If it’s important to you, track it on paper.
Wednesday, September 30th, 2009
Trollope did it to keep up his writing output. Businesspeople do it to keep up with sales, leads, units manufactured, et cetera ad infinitum. I’ve been doing it to track my progress on workouts.
What kind of progress? First, as a practical matter, it’s not just useful but vital to know what combinations of sets and reps and weights you used on your last workout. If you’re serious about weightlifting, you should be trying to make strength gains week in and week out. But how will you know you’ve progressed if you can’t recall what you did from one workout to the next?
Second, as a form of moral support, keeping a log helps you remember where you’ve come from so you can celebrate the milestones that have brought you to where you are, even when the milestones are tiny. To someone else, moving up the weight rack to do curls with 30-pound dumbbells would seem trivial, but it’s not trivial to you if you started with 15-pounders.

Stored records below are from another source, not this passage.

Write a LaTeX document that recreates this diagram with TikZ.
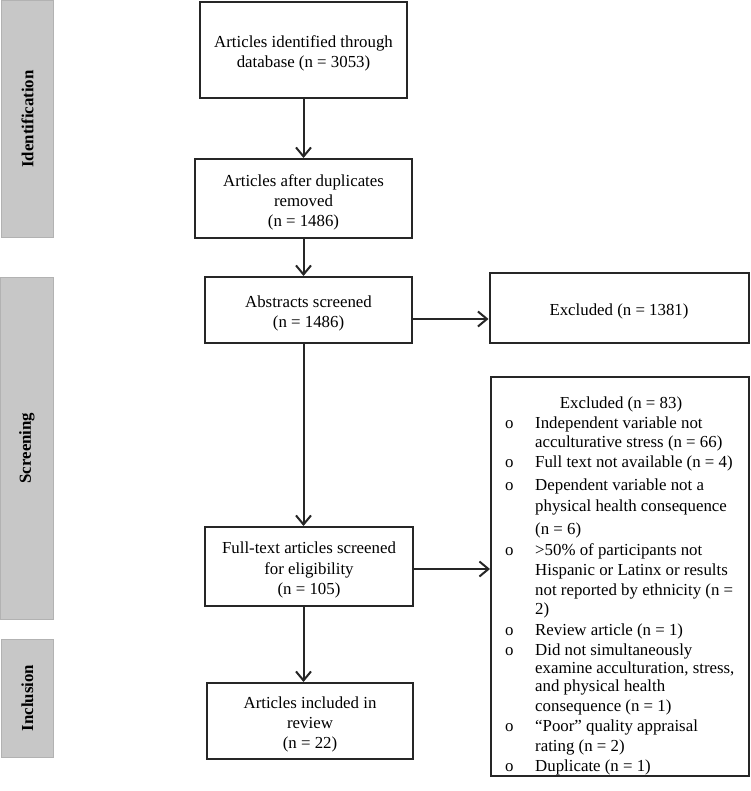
\documentclass[tikz,border=0pt]{standalone}
\usepackage{fontspec}
\setmainfont{Liberation Serif}
\usetikzlibrary{arrows.meta,calc}
\newcommand\mainfs{\fontsize{16.9}{20.2}\selectfont}
\begin{document}
\begin{tikzpicture}[x=1bp,y=-1bp,
  box/.style={draw=black!85, line width=2bp, inner sep=0pt},
  boxtext/.style={inner sep=0pt, align=center, font=\mainfs},
  bar/.style={fill=black!22, draw=black!30, line width=1bp, inner sep=0pt},
  barlabel/.style={rotate=90, font=\mainfs\bfseries, inner sep=0pt},
  arr/.style={draw=black!85, line width=2bp, -{Straight Barb[length=9bp,width=15bp,line width=2bp]}},
  listtext/.style={anchor=base west, inner sep=0pt, font=\mainfs},
]
\useasboundingbox (0,0) rectangle (751,791);

% side bars
\node[bar, minimum width=51bp, minimum height=237bp] (bid) at (27.5,119) {};
\node[barlabel] (lid) at (bid) {Identification};
\node[bar, minimum width=52bp, minimum height=342bp] (bsc) at (27,448) {};
\node[barlabel] (lsc) at (bsc) {Screening};
\node[bar, minimum width=51bp, minimum height=118bp] (bin) at (27.5,698) {};
\node[barlabel] (lin) at (bin) {Inclusion};

% boxes
\node[box, minimum width=207bp, minimum height=96bp] (box1) at (303.5,50) {};
\node[boxtext] (t1) at ($(box1)+(0,3.5)$) {Articles identified through\\database (n = 3053)};
\node[box, minimum width=217bp, minimum height=79bp] (box2) at (303.5,198.5) {};
\node[boxtext] (t2) at ($(box2)+(0,3.5)$) {Articles after duplicates\\removed\\(n = 1486)};
\node[box, minimum width=207bp, minimum height=66bp] (box3) at (308.5,310) {};
\node[boxtext] (t3) at ($(box3)+(0,3.5)$) {Abstracts screened\\(n = 1486)};
\node[box, minimum width=208bp, minimum height=79bp] (box4) at (309,566.5) {};
\node[boxtext] (t4) at ($(box4)+(0,3.5)$) {Full-text articles screened\\for eligibility\\(n = 105)};
\node[box, minimum width=206bp, minimum height=76bp] (box5) at (310,721) {};
\node[boxtext] (t5) at ($(box5)+(0,3.5)$) {Articles included in\\review\\(n = 22)};
\node[box, minimum width=259bp, minimum height=70bp] (excl1) at (619,308) {};
\node[boxtext] (t6) at ($(excl1)+(0,3)$) {Excluded (n = 1381)};
\node[box, minimum width=258bp, minimum height=399bp] (ex83) at (620,576.5) {};

% excluded list
\node[anchor=base, inner sep=0pt, font=\mainfs] (ex83t) at (621,408) {Excluded (n = 83)};
\foreach \yy/\tx [count=\i] in {
  423/{Independent variable not},
  442/{acculturative stress (n = 66)},
  462/{Full text not available (n = 4)},
  485/{Dependent variable not a},
  506.7/{physical health consequence},
  529.5/{(n = 6)},
  550/{>50\% of participants not},
  570/{Hispanic or Latinx or results},
  590/{not reported by ethnicity (n =},
  609.5/{2)},
  630/{Review article (n = 1)},
  650/{Did not simultaneously},
  668.5/{examine acculturation, stress,},
  686.7/{and physical health},
  706.7/{consequence (n = 1)},
  726.7/{“Poor” quality appraisal},
  746.7/{rating (n = 2)},
  766.7/{Duplicate (n = 1)}}
  \node[listtext] (it\i) at (535,\yy+5) {\tx};
\foreach \yy [count=\i] in {423,462,485,550,630,650,726.7,766.7}
  \node[listtext] (bu\i) at (505,\yy+5) {o};

% connectors
\coordinate (ya) at (0,319);
\coordinate (yb) at (0,569);
\draw[arr] (box1.south) -- (box2.north);
\draw[arr] (box2.south) -- (box2.south |- box3.north);
\draw[arr] (box3.east |- ya) -- (excl1.west |- ya);
\draw[arr] (box3.south -| box2.south) -- (box4.north -| box2.south);
\draw[arr] (box4.east |- yb) -- (ex83.west |- yb);
\draw[arr] (box4.south -| box2.south) -- (box5.north -| box2.south);
\end{tikzpicture}
\end{document}
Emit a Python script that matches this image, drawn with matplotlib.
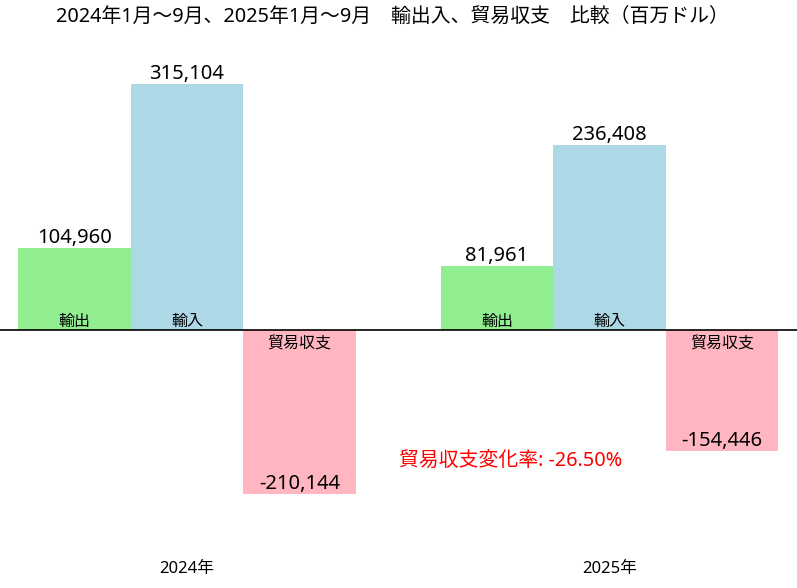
import matplotlib
matplotlib.use("Agg")
import matplotlib.pyplot as plt
import numpy as np

plt.rcParams['font.family'] = ['Noto Sans', 'Noto Sans CJK JP']

years = ['2024年', '2025年']
names = ['輸出', '輸入', '貿易収支']
exports = [104960, 81961]
imports = [315104, 236408]
balance = [-210144, -154446]
colors = ['lightgreen', 'lightblue', 'lightpink']

rate = (balance[1] - balance[0]) / balance[0] * 100

fig = plt.figure(figsize=(7.97, 5.88), dpi=100)
ax = fig.add_axes([0, 0.0595, 1, 0.881])

w = 0.2663
x = np.arange(len(years))
series = [exports, imports, balance]
for j, vals in enumerate(series):
    pos = x + (j - 1) * w
    ax.bar(pos, vals, width=w, color=colors[j])
    for p, v in zip(pos, vals):
        if v >= 0:
            ax.annotate(f'{v:,}', (p, v), xytext=(0, 0), textcoords='offset points',
                        ha='center', va='bottom', fontsize=14.5)
            ax.annotate(names[j], (p, 0), xytext=(0, 0), textcoords='offset points',
                        ha='center', va='bottom', fontsize=11.5)
        else:
            ax.annotate(f'{v:,}', (p, v), xytext=(0, 0), textcoords='offset points',
                        ha='center', va='bottom', fontsize=14.5)
            ax.annotate(names[j], (p, 0), xytext=(0, -5), textcoords='offset points',
                        ha='center', va='top', fontsize=11.5)

ax.axhline(0, color='black', lw=1.2)
ax.text(0.767, -169000, f'貿易収支変化率: {rate:.2f}%', color='red', fontsize=14.3,
        ha='center', va='center')

ax.set_xlim(-0.4426, 1.4438)
ax.set_ylim(-285640, 377870)
ax.set_xticks(x)
ax.set_xticklabels(years, fontsize=12)
ax.tick_params(axis='x', length=0, pad=6)
ax.set_yticks([])
for s in ax.spines.values():
    s.set_visible(False)

fig.text(392 / 797, 1 - 17 / 588, '2024年1月～9月、2025年1月～9月　輸出入、貿易収支　比較（百万ドル）',
         ha='center', va='center', fontsize=14.3)

fig.savefig('out.png', dpi=100)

Finally, keeping a log helps you to detect patterns that inform your current and future efforts. For instance, one of my current goals is to use weightlifting to bulk up a little bit. Given my starting point and my age (16-year-old boys have a huge advantage here), that’s sure to be a slow process. Even though I’ve known that from the outset, I was still a little upset with my slow progress — until this past weekend, when I went back through my workout log and copied my daily bodyweight numbers over into a little spreadsheet.
Instantly, I saw the patterns that have emerged from six weeks of hard work and consistent measurement: every week to ten days, I say goodbye to some lower poundage — 164, for example. On an overlapping schedule, every week to ten days I say hello to some new higher poundage — 170, for example.
It’s inevitable that there are fluctuations in my weight throughout the week. These are like the ebb and flow of little waves on the beach. But by doing a straightforward bit of data analysis, I can see that the tide is rising steadily underneath those little waves.
Boom — data-driven self-encouragement!
What are you doing to track your progress against your goals?